Seattle’s controversial Uber unionization law is the first of its kind in the nation, and the city wants more time to get it right.
During a meeting of the Seattle City Council’s Education, Equity and Governance Committee on Wednesday, representatives of the city’s Department of Facilities and Administrative Services (FAS) said they want more time to talk to drivers and other stakeholders about important rules and details — specifically, who should be allowed to vote to collectively bargain when Uber and other ride-share companies are allowed to organize under the new law.
The ordinance had been set to go into effect Sept. 19. Under the new timeline requested today, the department would bring back a new ordinance, extending the onset date of the law by six months, for the next meeting of the committee in two weeks.
Councilmembers asked FAS to also develop a detailed plan for outreach to drivers during that period.
“We understood when we gave this to FAS that this was indeed a very difficult task,” said Seattle Councilmember Bruce Harrell, chair of the committee. “What we owe to the drivers, whether they are part time or full time, and to the public who are the consumers, what we owe to them is some level of specificity and commitment to getting this done.”
The law, passed last year, gives drivers the ability to collectively bargain for pay rates and employment conditions. Drivers have been considered independent contractors not protected by traditional labor standards — including Seattle’s $15 per hour minimum wage law. They also did not have collective bargaining rights covered by the National Labor Relations Act.
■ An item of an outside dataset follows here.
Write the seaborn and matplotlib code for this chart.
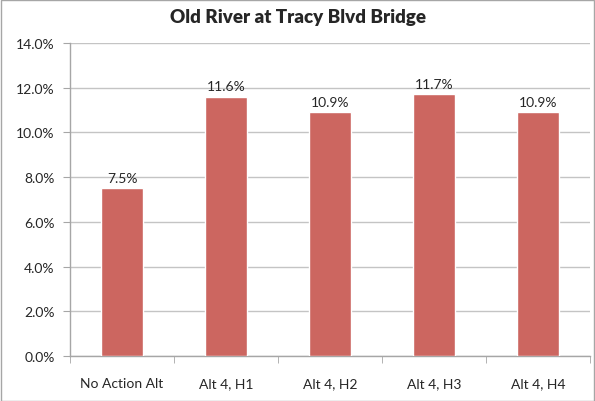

The law allows drivers to join a qualified organization that would then let them negotiate pay rates and other employment conditions. These organizations would have 120 days to demonstrate that “a majority of drivers for a specific company choose to be represented.” From there, those groups would be able to participate in collective bargaining conversations on behalf of their drivers.
The U.S. Chamber of Commerce filed a lawsuit in March against the City of Seattle, arguing that the legislation violates several federal laws and would “burden innovation, increase prices, and reduce quality and services for consumers.” Court documents show the Chamber is representing Uber and taxi company Eastside for Hire. The two sides met in court last month for the first of what could be many showdowns over the law. The judge in that case has yet to decide on a motion from the city to throw out the chamber’s challenge on the grounds that the law has not been implemented yet.
Lyft issued a statement following Wednesday’s meeting.
“We share the concerns raised at today’s hearing that the ordinance threatens the privacy of drivers and undermines the flexibility that makes Lyft so attractive to drivers and passengers alike,” Lyft spokesman Adrian Durbin said in the statement. “The serious concerns raised by FAS early in this process are still unresolved.”
The city recently held several workshops to get feedback from drivers on the law. The biggest remaining issue is who should get to vote to be represented. Some support a one-ride, one-vote concept, allowing all drivers to have a vote, regardless of how many hours they’ve worked or trips they’ve made. Others favor only giving votes to drivers who hit a minimum threshold of trips.
FAS representatives said about 180 drivers turned out for the workshops, but that is just a drop in the bucket of the more than 10,000 people the city estimates drive for ride-share companies like Uber and Lyft.
“Overall we were expecting more people to attend, and we were expecting a greater diversity of voices,” said Matthew Eng, strategic advisors for FAS.
The city may try, as part of this next phase of outreach, to do a direct survey of drivers, since ride-share companies have so far been reluctant to hand over information about who their drivers are.